What do you see as the ideal relationship between Art Basel and the Venice Biennale, which opened last month?

That’s a very dear question to me, because I come from the museum world. To some extent, the biennial model is an evolution of what the museum system is—clearly with a very commercial take. I don’t think its any secret, but biennials have changed very much with the arrival of the digital tools we all use. Let’s speak specifically about the Venice Biennale, because I think we can take it as the metaphor for all the biennials. They’ve become much more like museum shows—much more retrospective—either rewriting history, as in the last two editions, or at least narrating a different history through a different lens. It’s a reflection on a much longer period of time. It used to be about what was fresh and new from the last couple of years.

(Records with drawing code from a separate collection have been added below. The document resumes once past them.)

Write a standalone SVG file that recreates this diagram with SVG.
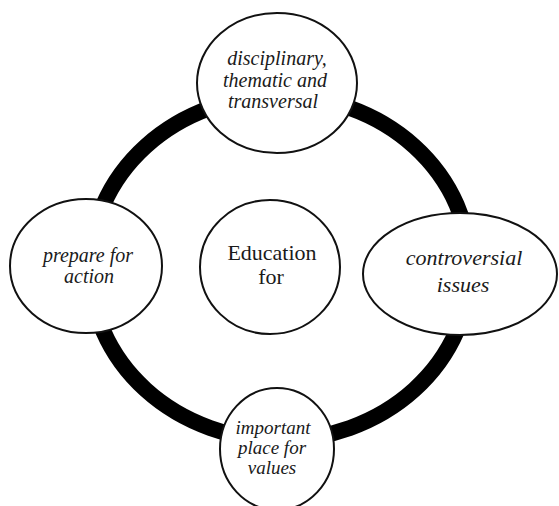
<svg xmlns="http://www.w3.org/2000/svg" width="559" height="506" viewBox="0 0 559 506">
<style>
.node{fill:#fff;stroke:#111;stroke-width:2}
.ring{fill:none;stroke:#000;stroke-width:16}
.it{font-family:"Liberation Serif","Times New Roman",serif;font-style:italic;font-size:20px;fill:#1a1a1a;text-anchor:middle}
.up{font-family:"Liberation Serif","Times New Roman",serif;font-size:22px;fill:#1a1a1a;text-anchor:middle}
</style>
<rect width="559" height="506" fill="#fff"/>
<g id="connectors">
<ellipse class="ring" cx="280" cy="268" rx="190" ry="172"/>
</g>
<g id="top">
<ellipse class="node" cx="277" cy="83" rx="80" ry="70"/>
<text class="it" x="277" y="65">disciplinary,</text>
<text class="it" x="275" y="87">thematic and</text>
<text class="it" x="273" y="108">transversal</text>
</g>
<g id="left">
<ellipse class="node" cx="86" cy="266" rx="76" ry="67"/>
<text class="it" x="88" y="262">prepare for</text>
<text class="it" x="89" y="283">action</text>
</g>
<g id="center">
<ellipse class="node" cx="270" cy="267" rx="70" ry="67"/>
<text class="up" x="272" y="260">Education</text>
<text class="up" x="271" y="284">for</text>
</g>
<g id="right">
<ellipse class="node" cx="460" cy="274" rx="97" ry="61"/>
<text class="it" x="464" y="265" style="font-size:22px">controversial</text>
<text class="it" x="463" y="292" style="font-size:22px">issues</text>
</g>
<g id="bottom">
<ellipse class="node" cx="277" cy="449" rx="57" ry="61"/>
<text class="it" x="273" y="434" style="font-size:19px">important</text>
<text class="it" x="272" y="454" style="font-size:19px">place for</text>
<text class="it" x="272" y="474" style="font-size:19px">values</text>
</g>
</svg>
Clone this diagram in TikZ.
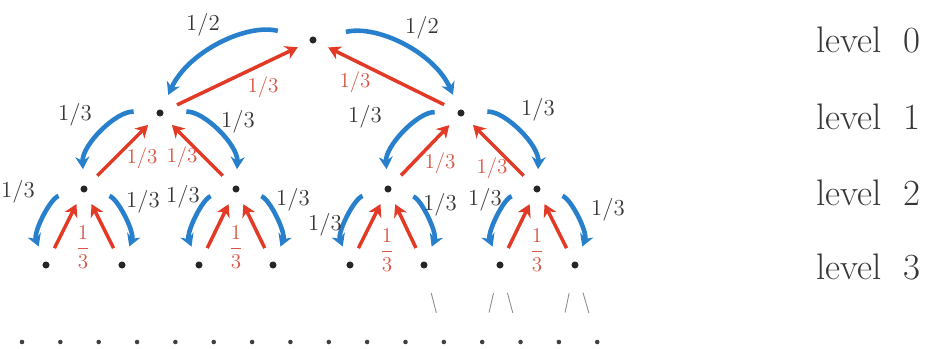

In that regard, the fairs have taken on that role of presenting the new productions. What I’m trying to say is that we used to go to Venice to see the newest art being produced, and the fairs were a place where the market was happening. There were many fewer fairs, and at the fairs you would see new things, but also many things that weren’t necessarily new. More recently, pavilions aside, the main shows of the Biennale have been mainly retrospective. You see things you might not have come across, and artists who have been forgotten and need their position reestablished, to write new narratives. The fairs have become the place where—because they happen every quarter or every couple of months—the new artists are presented. As a curator, I would go to fairs to see what’s been produced by new artists, and I would go to the Biennale to see how this is being described and taken up by art history. So in many ways, they’re much more complementary now than they used to be, because of the pace each has.

I would still love—just thinking about my own pleasure, and maybe many of the Americans would agree with me—if the fair in Basel and the Biennale in Venice were closer in date, as they used to be, so you could do one trip and do both.